映画には、年齢による鑑賞制限が設けられているものがあります。その制限は映画の内容に応じて各国の審査団体によって行われますが、その判断に対しては主観的になりがちだという指摘も存在します。ドイツのマックス・プランク化学研究所が、映画を見ている人から放出される化学物質を分析することで、客観的なレーティングを行おうとする研究に取り組んでいます。(引用:Gigazine10月26日)
ドイツのマックス・プランク化学研究所、大気科学部門のJonathan Williams博士らのグループでは揮発性有機化合物(VOC)に関わる研究を行っています。この度、映画を鑑賞中の人間から放出されるVOCを分析し客観的なレーティングを行う論文を発表しました。
ドイツでは、FSK 0(全年齢可)、FSK 6(6歳未満禁止)、FSK 12(12歳未満禁止)、FSK 16(16歳未満禁止)の4段階に分けられていますが、評価基準は審査団体の主観によるもので、古い映画の鑑賞制限が変わることもあります。そこで、本研究では客観的な判断のためにVOCを使ったレーティングの可能性について調査しました。
具体的には、ドイツのとある映画館で11本の映画、135回の上映で実験を行いました。11本の映画にはFSK 0、FSK 6、FSK 12、FSK 16が含まれていて、タイトルを確認したところほとんどがSF、アドベンチャー映画でParanormal Activity: The Ghost DimensionのみがFSK16のホラー映画でした。ガスの分析は単純で、映画館の空調システムにプロトン移動反応質量分析計(PTR-TOF-MS 8000)という質量分析計を接続しガスを測定しました。残念ながら20%のデータは、掃除用品から発せられるVOCによって正しくデータを測定できませんでした。

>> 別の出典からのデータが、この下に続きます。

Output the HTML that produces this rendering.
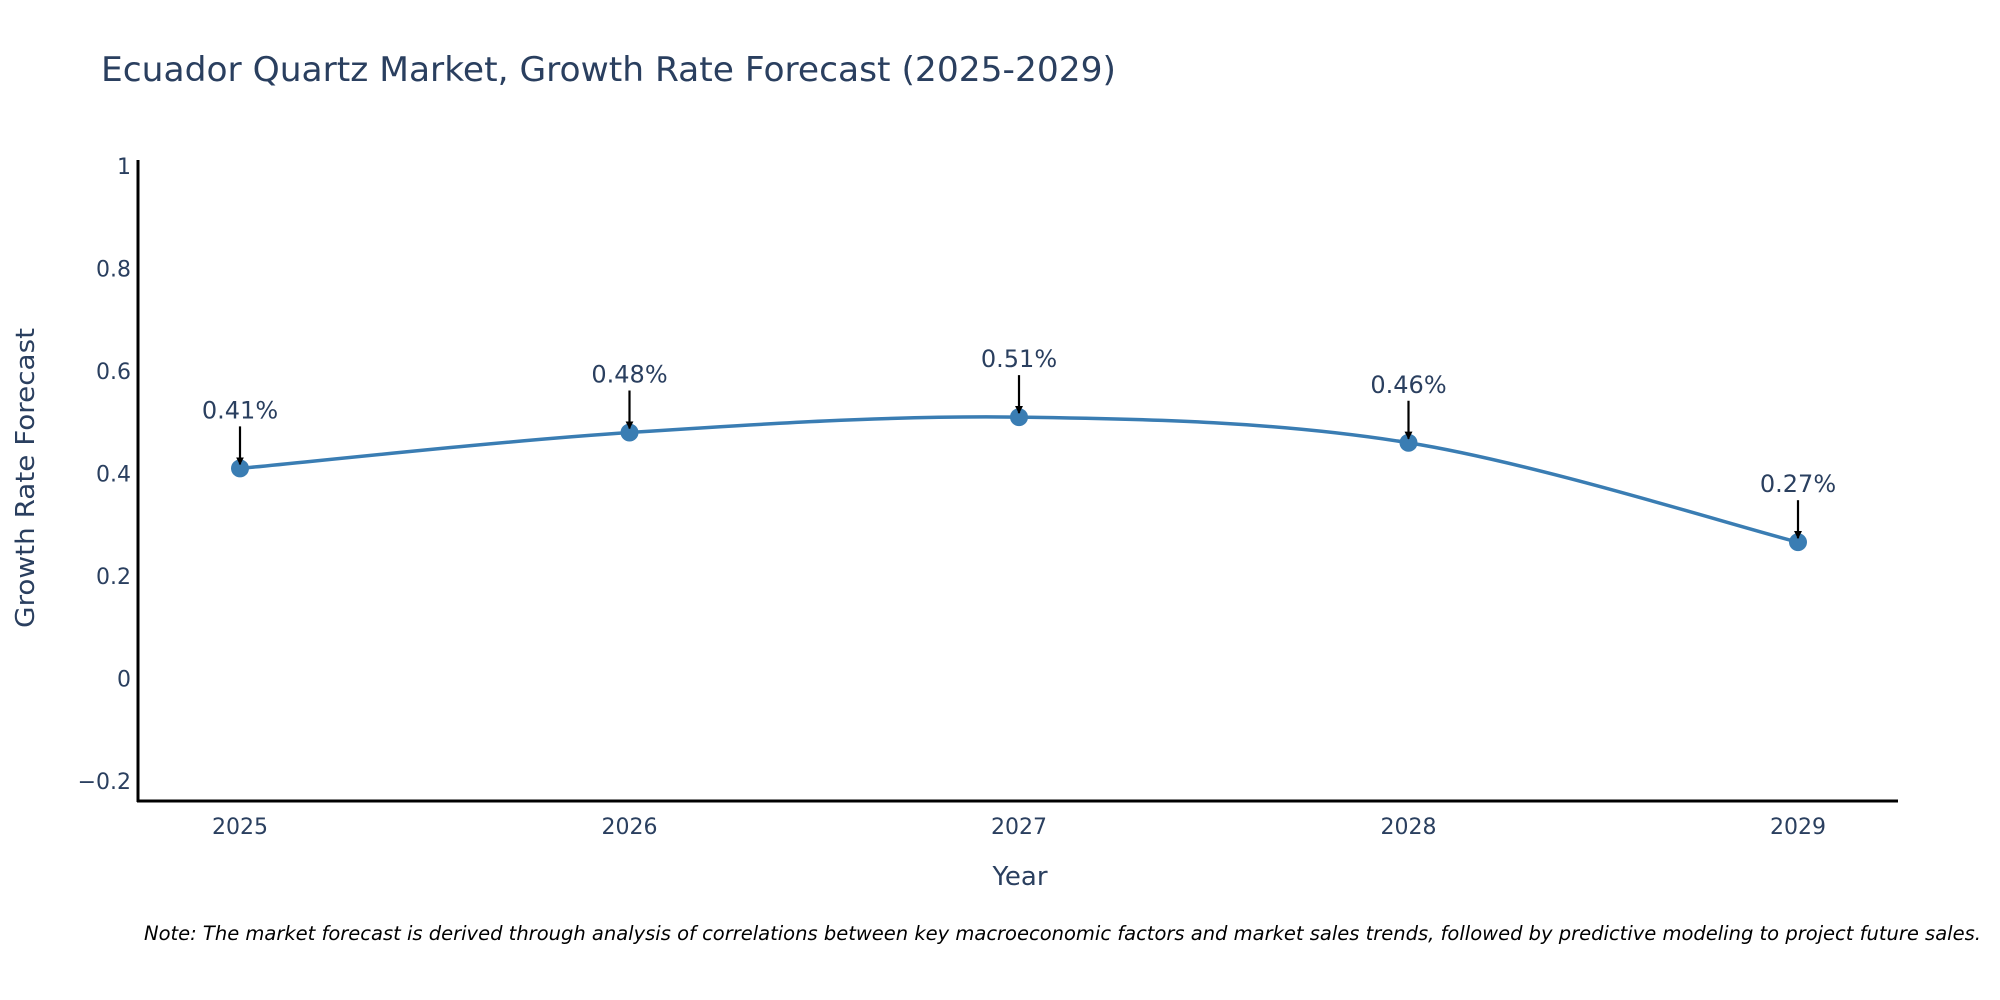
<!DOCTYPE html>
<html><head><meta charset="utf-8"><style>
html,body{margin:0;padding:0;background:#fff;width:2000px;height:1000px;overflow:hidden}
svg{display:block;font-family:"DejaVu Sans","Liberation Sans",sans-serif}
</style></head><body>
<svg id="chart" width="2000" height="1000" viewBox="0 0 2000 1000">
<defs><marker id="ah" viewBox="0 0 10 10" refX="9" refY="5" markerWidth="3.6" markerHeight="3.6" orient="auto"><path d="M0,0 L10,5 L0,10 z" fill="#000"/></marker></defs>
<text x="101" y="81" font-size="34" fill="#2a3f5f" textLength="1015" lengthAdjust="spacingAndGlyphs">Ecuador Quartz Market, Growth Rate Forecast (2025-2029)</text>
<g id="plot"></g>
<text x="1020" y="885" font-size="26" fill="#2a3f5f" text-anchor="middle">Year</text>
<text transform="translate(34,478) rotate(-90)" font-size="26" fill="#2a3f5f" text-anchor="middle" textLength="300" lengthAdjust="spacingAndGlyphs">Growth Rate Forecast</text>
<text x="144" y="940" font-size="19.5" font-style="italic" fill="#000">Note: The market forecast is derived through analysis of correlations between key macroeconomic factors and market sales trends, followed by predictive modeling to project future sales.</text>
</svg>
<script>
const years = ["2025","2026","2027","2028","2029"];
const values = [0.41, 0.48, 0.51, 0.46, 0.266];
const yTicks = [-0.2, 0, 0.2, 0.4, 0.6, 0.8, 1];
const yTickLabels = ["\u22120.2","0","0.2","0.4","0.6","0.8","1"];

const NS = "http://www.w3.org/2000/svg";
const g = document.getElementById("plot");
const X0 = 240, XSTEP = 389.5;
const yMin = -0.239, yMax = 1.0117, TOP = 160, BOT = 801;
const xs = i => X0 + i * XSTEP;
const ys = v => BOT - (v - yMin) / (yMax - yMin) * (BOT - TOP);
function mk(tag, attrs){ const e = document.createElementNS(NS, tag); for (const k in attrs) e.setAttribute(k, attrs[k]); g.appendChild(e); return e; }

const ya = mk("line",{x1:138,y1:TOP,x2:138,y2:BOT+1,stroke:"#000","stroke-width":3});


const xa = mk("line",{x1:137,y1:BOT,x2:1898,y2:BOT,stroke:"#000","stroke-width":3});



yTicks.forEach((t,i)=>{
  const e = mk("text",{x:131,y:ys(t)+8,"font-size":22,fill:"#2a3f5f","text-anchor":"end"});
  e.textContent = yTickLabels[i];
  
  
});
years.forEach((yr,i)=>{
  const e = mk("text",{x:xs(i),y:834,"font-size":22,fill:"#2a3f5f","text-anchor":"middle"});
  e.textContent = yr;
  
  
});

const pts = values.map((v,i)=>[xs(i), ys(v)]);
let d = "M" + pts[0][0] + "," + pts[0][1];
const k = 1/6;
for (let i=0;i<pts.length-1;i++){
  const p0 = pts[Math.max(i-1,0)], p1 = pts[i], p2 = pts[i+1], p3 = pts[Math.min(i+2,pts.length-1)];
  const c1 = [p1[0] + (p2[0]-p0[0])*k, p1[1] + (p2[1]-p0[1])*k];
  const c2 = [p2[0] - (p3[0]-p1[0])*k, p2[1] - (p3[1]-p1[1])*k];
  d += " C" + c1.join(",") + " " + c2.join(",") + " " + p2.join(",");
}
const line = mk("path",{d:d,fill:"none",stroke:"#3a7db3","stroke-width":3.5});



pts.forEach((p,i)=>{
  const c = mk("circle",{cx:p[0],cy:p[1],r:9,fill:"#3a7db3"});
  
  
  const a = mk("line",{x1:p[0],y1:p[1]-42,x2:p[0],y2:p[1]-4,stroke:"#000","stroke-width":2.2,"marker-end":"url(#ah)"});
  
  
  const t = mk("text",{x:p[0],y:p[1]-50,"font-size":24,fill:"#2a3f5f","text-anchor":"middle"});
  t.textContent = values[i].toFixed(2) + "%";
  
  
});
</script>
</body></html>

データを分析すると、お客さんが入ると同時にVOC濃度が上昇を始め、映画が終わり退出すると急激に減少することがわかりました。この生データを使ってFSKを判定するモデルを複数作成し、どの質量の分子を使うとどれほど判別能力があることを確認しました。それが下の表でありイソプレンの判定率が全体的に高かったので、以後の議論ではイソプレンによる判定について議論することにしました。ちなみにFSK16に関して、”The Counselor” と “Machete Kills”は、一度しか上映されなかったので一緒に解析したとしています。
まずFSK別に判定率を調べ箱ひげ図によってまとめたのが下の図であり、FSKが低いほうが正しく判別できることがわかりました。
しかし、同じFSKで映画別に調べると、判定率にばらつきが大きいものもあります。
また、同じ同じFSKでもお客さんの年齢によっても判定率に差があり、12歳以上の方が判定率が高くなる結果になりました。
最後に、単純にイソプレンの放出量とFSKでグラフを作成すると、幅があるもののFSKが低いほど濃度が低いことがわかりました。ただし、FSK0の“Help I’ve shrunk my teacher”という映画は、子供の視聴者の割合が高かったので、単純に放出量を少なかったか、FSK0の両映画はサスペンスシーンが少なかったからと考察しています。
結論として、人間から排出されるイソプレンを使って映画のFSKの格付けを行うこのコンセプトの可能性は示されたとしています。しかし、FSK16の映画のデータ数が少なかったこと、視聴者の年齢によってイソプレンの放出量が変わるといった問題があることも判明しました。そのため、イソプレンだけでなく他の分子の傾向も含めて解析する必要があるとしています。実験的にはとてもシンプルな方法でガスを分析しているので、ガスの測定専用の部屋で同様の実験を行えば生データの精度は上がり、より多くのことがわかるかもしれないとコメントしています。
この論文ではモデリングを使った複雑な解析を行っているため深く理解できませんでしたが、とても興味深い研究だと思いました。視聴制限に関して、暴力的シーンや性的シーン、反社会的な行動、恐怖表現などいろいろな種類があり、それぞれについてどのような排出される化学物質の違いがあるのか気になるところです。映画の年齢制限だけでなく書籍やTVゲームなど、コンテンツの判断基準でのみ制限がかけられるものはあり、それを人間から放出される化学物質で調べることは公平、客観的な方法だと思います。人間から放出される化学物質で病気を調べる研究は盛んにおこなわれていますが、この研究のような全く異なる方面でも応用できるかもしれません。